Antoine d’Anthac célèbre auteur dramatique convoque par-delà sa mort, tous les amis qui ont interprété sa pièce Eurydice. Ces comédiens ont pour mission de visionner une captation de cette œuvre par une jeune troupe, la compagnie de la Colombe. L’amour, la vie, la mort, l’amour après la mort ont-ils encore leur place sur une scène de théâtre ? C’est à eux d’en décider. Ils ne sont pas au bout de leurs surprises… et le spectateur non plus.
Vous n’avez encore rien vu, c’est le cas de le dire. Il faut le voir ou plutôt le revoir pour le croire. Accueilli poliment au dernier festival de Cannes ce film prouve que Resnais a toujours un peu d’avance même sur ses exégètes, encore capable de surprendre, de dérouter, d’inventer et de créer autour des mêmes thèmes depuis ses premiers courts et longs métrages qui posèrent les fondements d’une œuvre en même temps que ceux du cinéma moderne européen, il y a un peu plus de cinquante ans.
Revoir le film la semaine dernière à l’avant-première à la Cinémathèque française fut une sorte de révélation. Les mots prononcés par Resnais avant la projection éclairèrent le film d’une lumière particulière. Si les acteurs d’un film sont toujours des fantômes, alors ceux de son dernier le sont plus encore. Et aucun autre lieu que la Cinémathèque, ce temple (ou ce mausolée de tout le cinéma mondial depuis ses origines) ne peut rivaliser en matière de fantômes. Puis, évoquant le souvenir de Ceux de chez nous, la conférence filmée que donna Sacha Guitry au théâtre de la Madeleine et à laquelle Resnais assista encore jeune homme, il cita les paroles du maître : « Monsieur le projectionniste, à vous de jouer », l’invitant à libérer les acteurs et les images prisonniers de la petite boîte numérique.
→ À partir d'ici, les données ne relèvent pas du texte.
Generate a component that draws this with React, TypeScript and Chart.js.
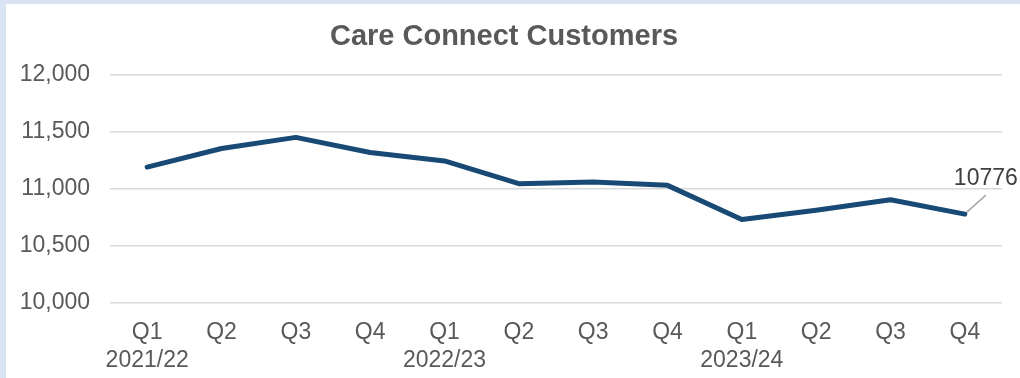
import React, { useEffect, useRef } from "react";
import { Chart, registerables } from "chart.js";

Chart.register(...registerables);

const TITLE = "Care Connect Customers";
const QUARTERS = ["Q1", "Q2", "Q3", "Q4", "Q1", "Q2", "Q3", "Q4", "Q1", "Q2", "Q3", "Q4"];
const YEARS = ["2021/22", "", "", "", "2022/23", "", "", "", "2023/24", "", "", ""];
const CUSTOMERS = [11190, 11353, 11451, 11318, 11244, 11044, 11058, 11029, 10729, 10810, 10903, 10776];
const Y_MIN = 10000;
const Y_MAX = 12000;
const Y_STEP = 500;

const FONT = "'Liberation Sans', Arial, sans-serif";
const TEXT = "#595959";

const lastLabelPlugin = {
  id: "lastLabel",
  afterDatasetsDraw(chart: any) {
    const meta = chart.getDatasetMeta(0);
    const i = meta.data.length - 1;
    const pt = meta.data[i];
    if (!pt) return;
    const { x, y } = pt;
    const ctx = chart.ctx;
    ctx.save();
    ctx.strokeStyle = "#a6a6a6";
    ctx.lineWidth = 1.5;
    ctx.beginPath();
    ctx.moveTo(x + 2, y - 2);
    ctx.lineTo(x + 21, y - 19);
    ctx.stroke();
    ctx.fillStyle = "#404040";
    ctx.font = `23px ${FONT}`;
    ctx.textAlign = "center";
    ctx.textBaseline = "middle";
    ctx.fillText(String(chart.data.datasets[0].data[i]), x + 21, y - 35);
    ctx.restore();
  },
};

export default function App() {
  const ref = useRef<HTMLCanvasElement>(null);
  useEffect(() => {
    if (!ref.current) return;
    const labels = QUARTERS.map((q, i) => (YEARS[i] ? [q, YEARS[i]] : q));
    const chart = new Chart(ref.current, {
      type: "line",
      data: {
        labels,
        datasets: [
          {
            data: CUSTOMERS,
            borderColor: "#184A75",
            borderWidth: 5,
            pointRadius: 0,
            borderJoinStyle: "round",
            borderCapStyle: "round",
            tension: 0,
          },
        ],
      },
      options: {
        responsive: false,
        animation: false,
        layout: { padding: { left: 0, right: 18, top: 0, bottom: 0 } },
        plugins: {
          legend: { display: false },
          tooltip: { enabled: false },
          title: {
            display: true,
            text: TITLE,
            color: TEXT,
            font: { family: FONT, size: 29, weight: "bold", lineHeight: 1.2 },
            padding: { top: 15.5, bottom: 20.7 },
          },
        },
        scales: {
          x: {
            offset: true,
            grid: { display: false, drawTicks: false },
            border: { display: false },
            afterFit: (s: any) => {
              s.height = 75.7;
            },
            ticks: {
              color: TEXT,
              font: { family: FONT, size: 23, lineHeight: 1.2 },
              padding: 17,
              maxRotation: 0,
              autoSkip: false,
            },
          },
          y: {
            min: Y_MIN,
            max: Y_MAX,
            grid: { color: "#d9d9d9", lineWidth: 1.5, drawTicks: false },
            border: { display: false },
            afterFit: (s: any) => {
              s.width = 104;
            },
            ticks: {
              stepSize: Y_STEP,
              color: TEXT,
              padding: 20,
              font: { family: FONT, size: 23, lineHeight: 1.2 },
              callback: (v: any) => Number(v).toLocaleString("en-US"),
            },
          },
        },
      },
      plugins: [lastLabelPlugin],
    });
    return () => chart.destroy();
  }, []);
  return (
    <div
      style={{
        position: "fixed",
        left: 0,
        top: 0,
        width: 1020,
        height: 378,
        background: "#dae3f3",
        overflow: "hidden",
      }}
    >
      <canvas
        ref={ref}
        width={1014}
        height={374}
        style={{ position: "absolute", left: 6, top: 4, background: "#ffffff", display: "block" }}
      />
    </div>
  );
}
Le cinéma et le théâtre, les morts et les vivants, le passé et le présent, voici le programme de Vous n’avez encore rien vu.
L’hypnose est sans doute l’une des clés pour entrer dans l’univers de ce film, qui baigne dans une ambiance onirique, funèbre, entre vie et mort, rêve et réalité. La réminiscence aussi avec les bribes des dialogues d’Anouilh qui reviennent peu à peu, puisque la mémoire, le grand thème de tout le cinéma de Resnais, est ici celle des comédiens détenteurs de la connaissance des textes et de toute la mémoire du monde.
C’est un film presque d’outre tombe, hanté par la mort, nimbé d’un halo fantomatique. Mais c’est aussi un film d’amour : l’amour absolu dont parle la pièce d’Anouilh, Eurydice (adaptation moderne du mythe d’Orphée et de son voyage d’entre les morts) et celui que porte Resnais aux acteurs, qui le lui rendent bien. Réguliers du cinéma de Resnais et nouveaux venus, ils jouent tous leur partition à la perfection. Le dispositif inventé par le cinéaste, fait de scènes gigognes où deux troupes d’acteurs jouent parfois simultanément la même pièce, est brillant, relayé par des incrustations numériques de décors qui renforcent la dimension fantastique du film.
Le producteur Jean-Louis Livi a raison en présentant le film comme un « chef-d’œuvre artisanal ». Resnais est cet éternel petit chimiste du cinéma qui s’amuse avec son jouet, toujours curieux d’inventer des nouvelles formes de récits et d’images, de faire des expériences toujours au bord du précipice. Bien sûr qu’on pense à L’Année dernière à Marienbad, à L’Amour à mort et à d’autres films de Resnais, mais on est surtout bluffé par l’audace du cinéaste nonagénaire. On reconnaît ce mélange de modernité vieillotte en ligne droite du théâtre et du cinéma des années 20 et ce goût pour les dispositifs de mises en scène sans cesse remis au goût du jour des outils et gadgets technologiques, et des deux autres passions de Resnais, la bande dessinée (ligne claire) et les séries télévisées.
Il faut s’appeler Resnais pour signer une œuvre sépulcrale qui soit aussi ludique et, à sa façon, joyeuse. Rien à voir avec un film testament, juste une expérience de plus en attendant la prochaine.
Le film sort le 26 septembre. Parmi les autres films distribués demain en France, ne pas oublier celui d’un autre maître ancien toujours hyperactif malgré ses 104 ans : Gebo et l’ombre de Manoel de Oliveira, que nous n’avons encore pas vu. De Oliveira, cinéaste à propos duquel Deleuze parlait de l’invention d’une théâtralité purement cinématographique. Cela pourrait aussi s’appliquer au travail d’Alain Resnais, et en particulier Vous n’avez encore rien vu.